Такая позиция несколько расходилась личными взглядами Сухомлинова. Он считал, что этот союз чрезвычайно полезен в предвоенный, подготовительный период, поскольку французское правительство предоставляло крупные субсидии. Правда, эти кредиты выделялись под конкретные проекты (строительство железных дорог, мероприятия по увеличению численности русской армии и т. д.). Оплатой же этих кредитов являлись жизни сотен тысяч русских солдат и офицеров, брошенных в военное время в спасительное для французов наступление на Германию. Позднее маршал Ж.Ж. Жоффр высоко оценивал помощь, оказанную в 1914 г. русской армией Франции: «Я пользуюсь всяким случаем, чтобы отдать долг уважения храбрости русских войск и выразить им мою глубокую признательность за действенную помощь, которую они оказали нашей армии в те трагические часы, когда Германия бросила на Запад почти все свои силы. Я никогда не забуду те тяжелые жертвы, которые геройски принесла русская армия, чтобы заставить врага, любой ценой, обратиться на нее»412
. Более предпочтительным в глазах Сухомлинова был союз с монархией Гогенцоллернов, но такова была политика и воля императора, с которой он считался безоговорочно. К тому же после 1909 г. очень многое в России определялось личностью министра иностранных дел, так как этот человек, как правило, подбирался в зависимости от общего внешнеполитического курса страны.
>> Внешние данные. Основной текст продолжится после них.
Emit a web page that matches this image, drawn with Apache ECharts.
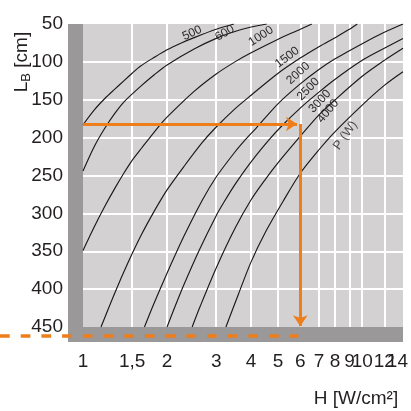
<!DOCTYPE html>
<html><head><meta charset="utf-8">
<script src="https://cdn.jsdelivr.net/npm/echarts@6/dist/echarts.min.js"></script>
<style>html,body{margin:0;padding:0;background:#fff}#c{width:411px;height:411px}</style>
</head><body><div id="c"></div>
<script>
// X tick labels (H, W/cm2, log scale) and vertical grid positions
const xTicks = [1, 1.5, 2, 3, 4, 5, 6, 7, 8, 9, 10, 12];
const xLastTick = [14];
const xGrid = [1.5, 2, 3, 4, 5, 6, 7, 8, 9, 10, 12];
// Y tick labels (LB, cm) and horizontal grid positions
const yTicks = [50, 100, 150, 200, 250, 300, 350, 400, 450];
const yGrid = [100, 150, 200, 250, 300, 350, 400];

// Curves: [H, LB] per power P (W)
const p500 = [[1,183],[1.1,163],[1.2,148],[1.3,136],[1.4,125],[1.5,115],[1.6,106],[1.8,94],[2,84],[2.25,75],[2.5,68],[3,57],[3.47,50]];
const p600 = [[1,244],[1.1,211],[1.2,187],[1.3,168],[1.4,153],[1.6,133],[1.8,117],[2,104],[2.5,83],[3,69],[3.5,60],[4,54],[4.55,50]];
const p1000 = [[1,349],[1.1,317],[1.2,290],[1.3,267],[1.4,247],[1.5,230],[1.62,214],[1.86,186],[2,173],[2.5,139],[3,116],[3.5,100],[4,88],[5,70],[6,57],[6.6,50]];
const p1500 = [[1.16,450],[1.3,405],[1.45,365],[1.62,328],[1.8,297],[2,269],[2.3,238],[2.68,206],[3,186],[3.5,162],[4,144],[5,115],[6,95],[7,80],[8,68],[9,57],[9.6,50]];
const p2000 = [[1.66,450],[1.8,418],[2,379],[2.3,330],[2.68,282],[3,252],[3.5,219],[3.81,203],[4.18,187],[5,155],[6,129],[7,110],[8,96],[10,76],[12,61],[14,50]];
const p2500 = [[2,450],[2.11,428],[2.3,394],[2.62,347],[3,303],[3.2,285],[3.5,262],[4,232],[4.66,202],[5.17,184],[6,161],[7,140],[8,123],[10,98],[12,82],[14,69]];
const p3000 = [[2.46,450],[2.62,424],[3,372],[3.5,320],[4,282],[4.5,255],[5,233],[5.85,203],[7,170],[8,150],[10,119],[12,98],[14,82]];
const p4000 = [[3.25,450],[3.6,407],[4,364],[4.5,325],[5.21,284],[6,247],[7,216],[8,192],[10,157],[12,131],[14,113]];

const curveNames = ['500','600','1000','1500','2000','2500','3000','4000'];
const curveData = [p500, p600, p1000, p1500, p2000, p2500, p3000, p4000];
// label anchor [H, LB] and rotation (deg) for each curve label
const labelPos = [[2.46,62],[3.22,62],[4.34,66],[5.39,94],[5.9,115],[6.41,136],[7.05,152],[7.54,165]];
const labelRot = [25, 30, 33, 37, 42, 46, 47, 50];
const pwLabel = 'P (W)';
const pwPos = [8.7, 197];

// Example reading
const exH = 6, exL = 182, arrowTipH = 5.84, arrowTipL = 449;
const dashLine = [[0.504, 462], [6, 462]];

const ORANGE = '#ef7d1a';
const INK = '#231f20';
const FONT = "'Liberation Sans', Arial, sans-serif";

const tickLabelStyle = { margin: 25, fontSize: 19, color: INK, fontFamily: FONT };

const series = curveData.map((d, i) => ({
  type: 'line', xAxisIndex: 1, yAxisIndex: 1, data: d, showSymbol: false, smooth: 0.3,
  lineStyle: { color: '#1a1a1a', width: 1.15 }, z: 3, silent: true,
  markPoint: {
    symbol: 'circle', symbolSize: 0, silent: true,
    label: { show: true, formatter: curveNames[i], rotate: labelRot[i], fontSize: 12, color: '#2a2a2a', fontFamily: FONT },
    data: [{ coord: labelPos[i] }]
  }
}));
series.push({
  type: 'scatter', xAxisIndex: 1, yAxisIndex: 1, symbolSize: 0, silent: true,
  data: [pwPos],
  label: { show: true, formatter: pwLabel, rotate: 55, fontSize: 12.5, color: '#2a2a2a', fontFamily: FONT, position: 'inside' }
});
series.push({
  type: 'lines', coordinateSystem: 'cartesian2d', xAxisIndex: 1, yAxisIndex: 1, z: 5,
  symbol: ['none', 'arrow'], symbolSize: 11,
  lineStyle: { color: ORANGE, width: 3, opacity: 1, curveness: 0 },
  data: [{ coords: [[1, exL], [arrowTipH, exL]] }, { coords: [[exH, exL], [exH, arrowTipL]] }]
});
series.push({
  type: 'line', xAxisIndex: 2, yAxisIndex: 2, data: dashLine, showSymbol: false, clip: false, z: 5, silent: true,
  lineStyle: { color: ORANGE, width: 3.5, type: [9.7, 11] }
});

const chart = echarts.init(document.getElementById('c'));
chart.setOption({
  animation: false,
  grid: [
    { left: 68, top: 24, right: 8, bottom: 69, show: true, backgroundColor: '#9a9899', borderWidth: 0 },
    { left: 83, top: 24, right: 8, bottom: 84, show: true, backgroundColor: '#d3d1d2', borderWidth: 0 },
    { left: 0, top: 24, right: 8, bottom: 84, show: false }
  ],
  xAxis: [
    { type: 'value', gridIndex: 0, show: false, min: 0, max: 1 },
    { type: 'log', gridIndex: 1, logBase: 10, min: 1, max: 14,
      axisLine: { show: false }, axisTick: { show: false, customValues: xGrid },
      splitLine: { show: true, lineStyle: { color: '#ffffff', width: 2 } },
      axisLabel: Object.assign({ customValues: xTicks, formatter: v => (v === 1.5 ? '1,5' : String(v)) }, tickLabelStyle) },
    { type: 'log', gridIndex: 2, logBase: 10, min: 0.504, max: 14,
      axisLine: { show: false }, axisTick: { show: false }, splitLine: { show: false },
      axisLabel: Object.assign({ customValues: xLastTick, padding: [0, 6, 0, 0] }, tickLabelStyle) }
  ],
  yAxis: [
    { type: 'value', gridIndex: 0, show: false, min: 0, max: 1 },
    { type: 'value', gridIndex: 1, inverse: true, min: 50, max: 450, interval: 50,
      axisLine: { show: false }, axisTick: { show: false, customValues: yGrid },
      splitLine: { show: true, lineStyle: { color: '#ffffff', width: 2 } },
      axisLabel: Object.assign({ customValues: yTicks }, tickLabelStyle, { margin: 20 }) },
    { type: 'value', gridIndex: 2, show: false, inverse: true, min: 50, max: 450 }
  ],
  graphic: [
    { type: 'text', x: 22, y: 62, rotation: Math.PI / 2,
      style: { text: '{l|L}{b|B}{l| [cm]}', align: 'center', verticalAlign: 'middle', fill: INK,
        rich: { l: { fontSize: 19, fontFamily: FONT, fill: INK }, b: { fontSize: 13, fontFamily: FONT, fill: INK, padding: [8, 0, 0, 0] } } } },
    { type: 'text', x: 356, y: 399,
      style: { text: 'H [W/cm²]', align: 'center', verticalAlign: 'middle', fill: INK, font: "19px 'Liberation Sans', Arial, sans-serif" } }
  ],
  series: series
});
</script>
</body></html>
Иначе говоря, если глава российской внешней политики являлся сторонником прочного союза с Западом против Германии, то действительно исправить что-либо было невозможным413. Окончательный переход к политике ориентации России на Антанту и отказ от остатков маневрирования между Антантой и Германией связан с именем министра иностранных дел С.Д. Сазонова. Именно он «выступил инициатором превращения Антанты в военно-политический союз», а впоследствии рьяно добивался его расширения в годы войны414.В свою очередь, главным просчетом германской международной политики стала переориентация с Великобритании на Россию, как вероятного противника. Как раз германо-русский союз или, по крайней мере, нейтралитет делал невозможной европейскую войну. Как ни странно, но аргументом Германии оставалось предположение, что Россия готовит нападение. Посол в Санкт-Петербурге Фридрих фон Пурталес 11 марта 1914 г. докладывал, что такие домыслы не соответствуют действительности. Однако Вильгельм II с презрением отмахнулся от мнения дипломата, написав на полях его доклада: «Как солдат, я придерживаюсь того взгляда, который находит подтверждение во всех поступающих ко мне донесениях и который сводится к тому, что не может быть ни малейшего сомнения в том, что Россия ведет систематическую подготовку к войне против нас; именно на этом основана моя внешняя политика»415
.Изменения в организации русской армии и ее дислокации повлекли за собой необходимость перейти к новой форме мобилизации. Мобилизационное расписание № 19, высочайше утвержденное 26 июня и введенное 1 сентября 1910 г., качественно отличалось от предыдущих416
. С ним в европейской части России и на Кавказе устанавливалась территориальная система комплектования армии. Были установлены корпусные, дивизионные и полковые районы пополнения. В войска, дислоцировавшиеся в местностях с преобладающим русским населением, направлялось до 50 % местных уроженцев. Этим достигалось, с одной стороны, резкое сокращение перевозок и быстрое укомплектование войск, с другой – многие части получали при мобилизации запасных, уже служивших в них. Новый мобилизационный план охватывал территорию всей империи (за исключением Приамурского военного округа). Впервые вводилась военно-перевозочная повинность. В целом расписание значительно повышало боеготовность сухопутной армии, а сроки ее мобилизации приблизились к срокам мобилизации ее вероятных противников. В нем был учтен неудачный опыт войны с Японией, поэтому в случае возникновения военного конфликта на одной из окраин государства была выработана особая частная мобилизация.